Os sinais de que Dirceu pode mesmo ser condenado levaram o
ex-presidente Lula a convocar uma reunião de emergência na sede de seu
instituto, em São Paulo. Do encontro a portas fechadas, além de Dirceu e
Lula, participaram apenas o presidente do PT, Rui Falcão, o ex-ministro
Márcio Tomaz Bastos e o ex-deputado e advogado Sigmaringa Seixas. O
grupo avaliou todo o cenário do julgamento, repassou pontos da acusação e
concluiu que as chances de condenação são reais. O grupo avaliou ainda o
impacto na imagem do partido, que começa a apresentar rachas internos. E
foi traçada uma estratégia de reação.
A contraofensiva ficou clara no lançamento da candidatura do substituto
de João Paulo Cunha na campanha de Osasco. Falcão falou do “grande
golpe” contra o partido e lançou ameaças. “Não mexam com o PT, porque
quando o PT é provocado ele cresce”, disse. Em artigo publicado na
internet, o coordenador da Comissão Nacional de Ética do partido,
Francisco Rocha, o Rochinha, foi ainda mais enfático.
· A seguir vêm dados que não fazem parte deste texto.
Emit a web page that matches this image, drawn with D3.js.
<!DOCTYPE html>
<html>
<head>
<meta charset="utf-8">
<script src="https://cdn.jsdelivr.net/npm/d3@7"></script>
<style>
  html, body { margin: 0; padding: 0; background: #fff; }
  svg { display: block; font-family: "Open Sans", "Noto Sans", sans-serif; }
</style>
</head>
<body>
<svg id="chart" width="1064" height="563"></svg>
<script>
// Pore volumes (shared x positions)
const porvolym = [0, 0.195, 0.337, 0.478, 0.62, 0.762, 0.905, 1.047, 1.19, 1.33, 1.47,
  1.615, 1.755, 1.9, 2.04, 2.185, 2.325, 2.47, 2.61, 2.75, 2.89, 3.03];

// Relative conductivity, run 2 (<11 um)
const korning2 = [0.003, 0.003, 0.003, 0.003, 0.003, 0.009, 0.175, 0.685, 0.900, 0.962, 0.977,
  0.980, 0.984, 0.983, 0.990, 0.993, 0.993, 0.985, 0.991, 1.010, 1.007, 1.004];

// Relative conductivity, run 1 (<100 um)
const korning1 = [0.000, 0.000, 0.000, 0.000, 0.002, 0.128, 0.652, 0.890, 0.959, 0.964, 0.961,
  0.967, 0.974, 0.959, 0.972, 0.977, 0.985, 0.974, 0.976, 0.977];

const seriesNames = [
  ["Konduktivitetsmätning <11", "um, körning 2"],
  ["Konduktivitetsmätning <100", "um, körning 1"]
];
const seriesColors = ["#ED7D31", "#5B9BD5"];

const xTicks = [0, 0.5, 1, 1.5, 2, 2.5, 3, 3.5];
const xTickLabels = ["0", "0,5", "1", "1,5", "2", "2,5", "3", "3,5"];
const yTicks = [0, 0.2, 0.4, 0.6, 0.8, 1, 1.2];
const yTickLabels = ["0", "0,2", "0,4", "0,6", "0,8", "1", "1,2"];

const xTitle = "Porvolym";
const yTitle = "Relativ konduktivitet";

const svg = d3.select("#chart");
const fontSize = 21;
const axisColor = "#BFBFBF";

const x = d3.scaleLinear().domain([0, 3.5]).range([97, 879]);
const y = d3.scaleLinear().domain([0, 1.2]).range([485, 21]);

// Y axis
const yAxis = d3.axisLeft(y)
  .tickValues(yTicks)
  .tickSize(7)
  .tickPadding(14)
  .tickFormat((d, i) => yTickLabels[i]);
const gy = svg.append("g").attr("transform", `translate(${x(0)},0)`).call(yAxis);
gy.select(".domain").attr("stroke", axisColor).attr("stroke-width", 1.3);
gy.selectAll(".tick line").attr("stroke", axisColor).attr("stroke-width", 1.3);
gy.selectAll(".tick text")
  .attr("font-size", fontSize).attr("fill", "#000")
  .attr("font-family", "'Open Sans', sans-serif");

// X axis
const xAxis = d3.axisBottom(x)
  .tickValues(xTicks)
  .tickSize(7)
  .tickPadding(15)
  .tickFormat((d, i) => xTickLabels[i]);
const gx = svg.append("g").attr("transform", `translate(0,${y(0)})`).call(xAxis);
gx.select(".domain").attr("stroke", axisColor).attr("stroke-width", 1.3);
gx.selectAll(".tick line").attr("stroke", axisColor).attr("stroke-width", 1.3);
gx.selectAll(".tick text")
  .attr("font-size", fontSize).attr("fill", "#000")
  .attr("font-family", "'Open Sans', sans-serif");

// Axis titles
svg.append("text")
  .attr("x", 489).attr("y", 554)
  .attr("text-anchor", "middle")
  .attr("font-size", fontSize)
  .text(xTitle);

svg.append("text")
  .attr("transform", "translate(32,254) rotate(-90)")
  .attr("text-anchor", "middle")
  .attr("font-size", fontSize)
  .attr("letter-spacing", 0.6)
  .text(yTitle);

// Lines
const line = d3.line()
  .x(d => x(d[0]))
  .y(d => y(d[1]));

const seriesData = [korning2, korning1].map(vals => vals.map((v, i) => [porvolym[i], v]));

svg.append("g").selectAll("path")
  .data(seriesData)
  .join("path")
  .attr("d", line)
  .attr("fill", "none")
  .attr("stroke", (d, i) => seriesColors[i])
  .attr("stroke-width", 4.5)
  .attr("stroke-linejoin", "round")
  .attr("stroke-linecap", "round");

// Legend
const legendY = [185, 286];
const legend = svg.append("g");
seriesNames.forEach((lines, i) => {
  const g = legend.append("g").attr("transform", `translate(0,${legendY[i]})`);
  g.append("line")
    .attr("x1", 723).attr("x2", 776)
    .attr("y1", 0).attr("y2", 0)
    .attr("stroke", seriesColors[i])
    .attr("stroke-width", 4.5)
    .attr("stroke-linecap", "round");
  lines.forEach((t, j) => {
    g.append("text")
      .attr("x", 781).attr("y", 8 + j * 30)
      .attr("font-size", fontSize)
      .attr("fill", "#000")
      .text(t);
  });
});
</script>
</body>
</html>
Acusou o STF de
acatar a denúncia do MP sem dar aos petistas o direito de ampla defesa.
“Aqui entramos num ponto crucial, aquele que a Justiça chama de Ação
Penal 470, que as vestais chamam de mensalão e que eu chamo de tentativa
de golpe político”, escreveu Rochinha. O ataque à mais alta instância
do Judiciário brasileiro foi visto por petistas mais equilibrados como
um verdadeiro tiro no pé. “Não faz sentido atacar uma Corte formada
majoritariamente por ministros que foram indicados pelo próprio Lula”,
diz um cacique petista. Para o advogado de um dos réus, atacar o STF é
contraproducente, antidemocrático, depõe contra o partido e “não ajuda
em nada” numa tentativa de absolvição.
É nesse clima que o destino de Dirceu será traçado. Sua condenação,
certamente, terá impacto dentro e fora do PT. Na possibilidade cada vez
mais remota de ele ser absolvido, o petista ganharia uma sobrevida
política e, no curto prazo, poderia voltar a dar as cartas no partido.
Com a palavra, os ministros do Supremo Tribunal Federal.